Good afternoon, Minister Lee, dear colleagues and new friends. My name is Jim Greenberger and I am the Executive Director of NAATBatt International. NAATBatt is an association of more than 300 companies and research institutions working to support the development, commercialization and manufacture of advanced battery technology in the North American market.
I am pleased to report that earlier this morning NAATBatt entered into a Memorandum of Understanding with three distinguished organizations from the Republic of Korea: the Korea Battery Industry Association, the Korea Institute for Advancement of Technology and the Korea Electronics Technology Institute.
Under the Memorandum, all four organizations pledge to work together to promote friendly and profitable business relationships among our members. This cooperation will include facilitating meetings and networking among our member companies, cooperating in pre-competitive research for next-generation battery technologies, battery reuse and battery recycling, and developing common standards for battery safety.
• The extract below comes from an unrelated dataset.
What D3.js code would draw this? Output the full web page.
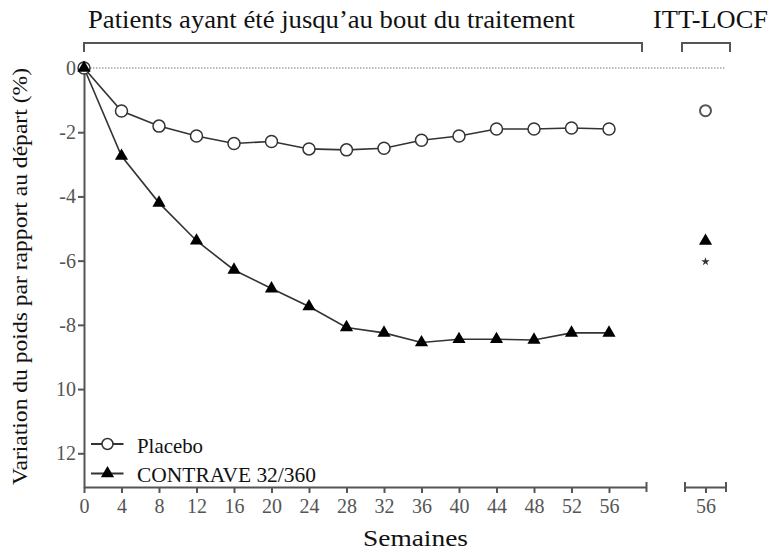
<!DOCTYPE html>
<html>
<head>
<meta charset="utf-8">
<script src="https://cdn.jsdelivr.net/npm/d3@7"></script>
<style>
  body { margin: 0; background: #fff; }
</style>
</head>
<body>
<div class="chart"></div>
<script>
// data
var weeks = [0, 4, 8, 12, 16, 20, 24, 28, 32, 36, 40, 44, 48, 52, 56];
var placebo = [0, -1.34, -1.81, -2.12, -2.35, -2.29, -2.52, -2.55, -2.50, -2.25, -2.12, -1.90, -1.90, -1.87, -1.90];
var contrave = [0, -2.74, -4.20, -5.38, -6.29, -6.87, -7.43, -8.08, -8.25, -8.55, -8.45, -8.45, -8.47, -8.25, -8.25];
var ittPlacebo = -1.33;
var ittContrave = -5.39;
var ittStar = -6.03;
var yTicks = [0, -2, -4, -6, -8, -10, -12];
var yTickLabels = ["0", "-2", "-4", "-6", "-8", "10", "12"];
var xTicks = [0, 4, 8, 12, 16, 20, 24, 28, 32, 36, 40, 44, 48, 52, 56];
var ittWeek = 56;

var svgWidth = 777, svgHeight = 554;
var ink = "#333";
var axisCol = "#555";
var serif = "'Liberation Serif', 'Times New Roman', serif";

var svg = d3.select(".chart").append("svg")
  .attr("width", svgWidth)
  .attr("height", svgHeight);

// scales
var x = d3.scaleLinear().domain([0, 60]).range([84, 646.5]);
var xItt = d3.scaleLinear().domain([54, 58]).range([685, 726]);
var y = d3.scaleLinear().domain([0, -13.05]).range([68, 487]);

// dotted zero line
svg.append("line")
  .attr("x1", x(0)).attr("x2", xItt(58))
  .attr("y1", y(0)).attr("y2", y(0))
  .attr("stroke", "#777").attr("stroke-width", 1.2)
  .attr("stroke-dasharray", "1.5,1.5");

// y axis
var yAxis = d3.axisLeft(y).tickValues(yTicks)
  .tickFormat(function(d, i) { return yTickLabels[i]; })
  .tickSize(6).tickSizeOuter(0);
var gy = svg.append("g").attr("transform", "translate(" + x(0) + ",0)").call(yAxis);

// x axis
var xAxis = d3.axisBottom(x).tickValues(xTicks).tickFormat(d3.format("d"))
  .tickSize(6).tickSizeOuter(0);
var gx = svg.append("g").attr("transform", "translate(0," + y(-13.05) + ")").call(xAxis);

// ITT axis
var xAxis2 = d3.axisBottom(xItt).tickValues([ittWeek]).tickFormat(d3.format("d"))
  .tickSize(6).tickSizeOuter(0);
var gx2 = svg.append("g").attr("transform", "translate(0," + y(-13.05) + ")").call(xAxis2);

[gx, gy, gx2].forEach(function(g) {
  g.attr("font-family", null);
  g.select(".domain").attr("stroke", axisCol).attr("stroke-width", 2);
  g.selectAll(".tick line").attr("stroke", axisCol).attr("stroke-width", 2);
  g.selectAll(".tick text")
    .attr("fill", "#555")
    .style("font-family", serif)
    .style("font-size", "20px");
});
gx.selectAll(".tick text").attr("y", 10).attr("dy", "0.78em");
gx2.selectAll(".tick text").attr("y", 10).attr("dy", "0.78em");
gy.selectAll(".tick text").attr("x", -8);

// end caps on the x axes (ticks up and down)
[x(60), xItt(54), xItt(58)].forEach(function(px) {
  svg.append("line")
    .attr("x1", px).attr("x2", px)
    .attr("y1", y(-13.05) - 5).attr("y2", y(-13.05) + 5)
    .attr("stroke", axisCol).attr("stroke-width", 2);
});

// top brackets
function bracket(x1, x2) {
  var yb = 43;
  svg.append("path")
    .attr("d", "M" + x1 + "," + (yb + 9) + "V" + yb + "H" + x2 + "V" + (yb + 9))
    .attr("fill", "none").attr("stroke", "#555").attr("stroke-width", 2);
}
bracket(x(0), 642);
bracket(682, 730);

function label(tx, ty, size, len, str) {
  return svg.append("text")
    .attr("x", tx).attr("y", ty)
    .style("font-family", serif)
    .style("font-size", size + "px")
    .attr("fill", "#111")
    .attr("textLength", len)
    .attr("lengthAdjust", "spacingAndGlyphs")
    .text(str);
}

label(88, 27.5, 24.5, 487, "Patients ayant été jusqu’au bout du traitement");
label(653, 27.5, 24.5, 115, "ITT-LOCF");

// axis titles
label(363, 546, 23, 105, "Semaines");

label(0, 0, 20.5, 417, "Variation du poids par rapport au départ (%)")
  .attr("transform", "translate(27,276.5) rotate(-90)")
  .attr("text-anchor", "middle");

// lines
var line = d3.line()
  .x(function(d) { return x(d[0]); })
  .y(function(d) { return y(d[1]); });

var placeboPts = weeks.map(function(w, i) { return [w, placebo[i]]; });
var contravePts = weeks.map(function(w, i) { return [w, contrave[i]]; });

svg.append("path").datum(contravePts).attr("d", line)
  .attr("fill", "none").attr("stroke", ink).attr("stroke-width", 1.6);
svg.append("path").datum(placeboPts).attr("d", line)
  .attr("fill", "none").attr("stroke", ink).attr("stroke-width", 1.6);

var tri = d3.symbol().type(d3.symbolTriangle).size(75);

svg.selectAll(".circ").data(placeboPts).enter()
  .append("circle").attr("class", "circ")
  .attr("cx", function(d) { return x(d[0]); })
  .attr("cy", function(d) { return y(d[1]); })
  .attr("r", 6)
  .attr("fill", "#fff").attr("stroke", ink).attr("stroke-width", 1.5);

svg.selectAll(".tri").data(contravePts).enter()
  .append("path").attr("class", "tri")
  .attr("d", tri)
  .attr("transform", function(d) { return "translate(" + x(d[0]) + "," + y(d[1]) + ")"; })
  .attr("fill", "#000");

// ITT-LOCF points
svg.append("circle")
  .attr("cx", xItt(ittWeek)).attr("cy", y(ittPlacebo)).attr("r", 5.5)
  .attr("fill", "#fff").attr("stroke", "#555").attr("stroke-width", 2);
svg.append("path")
  .attr("d", tri)
  .attr("transform", "translate(" + xItt(ittWeek) + "," + y(ittContrave) + ")")
  .attr("fill", "#000");
svg.append("path")
  .attr("d", d3.symbol().type(d3.symbolStar).size(22))
  .attr("transform", "translate(" + xItt(ittWeek) + "," + y(ittStar) + ")")
  .attr("fill", "#333");

// legend
var legendItems = [
  { label: "Placebo", y: 444, kind: "circle", len: 66 },
  { label: "CONTRAVE 32/360", y: 473.5, kind: "tri", len: 179 }
];
legendItems.forEach(function(it) {
  svg.append("line")
    .attr("x1", 91).attr("x2", 123.5).attr("y1", it.y).attr("y2", it.y)
    .attr("stroke", ink).attr("stroke-width", 2);
  if (it.kind === "circle") {
    svg.append("circle").attr("cx", 107.5).attr("cy", it.y).attr("r", 5.5)
      .attr("fill", "#fff").attr("stroke", ink).attr("stroke-width", 1.5);
  } else {
    svg.append("path").attr("d", tri)
      .attr("transform", "translate(107.5," + it.y + ")").attr("fill", "#000");
  }
  label(137, it.y + 8.5, 21, it.len, it.label);
});
</script>
</body>
</html>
The signing of the Memorandum is an important and positive step in relations between the United States and the Republic of Korea. But it is important to remember that it is but a small part of a much larger picture.
We meet today at the dawn of a new age of energy: The Age of the Electron. Since the beginning of the Industrial Revolution, heat-based fuels have powered human society. For many reasons that is changing. In the future, human society will increasingly be powered by electrons not by heat. This transition is already taking place in vehicle technologies, aviation, medicine, computers, communications, consumer devices and even high energy weapons systems.
Battery technology will play a critical role in this new energy age. Properly understood, battery technology is simply a way to deliver an electron to any point in space, at any point in time.
As we are at the very beginning of this new age, we really do not know where this new electron-based technology will lead mankind. It is probably not for our generation to know. But our grandchildren will know better than we do, and our great-grandchildren will know better still.
The Memorandum we signed this morning and our meeting here today will not be long remembered. But what our grandchildren will remember is that at the beginning of the Age of the Electron their grandparents in the United States and their grandparents in Korea stood shoulder-to-shoulder and worked together to turn this new technology of electrochemical energy storage to the benefit of all their grandchildren. And much better legacy than that, none of us can hope for.
My thanks, again, Minister Lee, for your leadership in bringing us here together. NAATBatt looks forward to working with all our new friends in Korea for many years to come.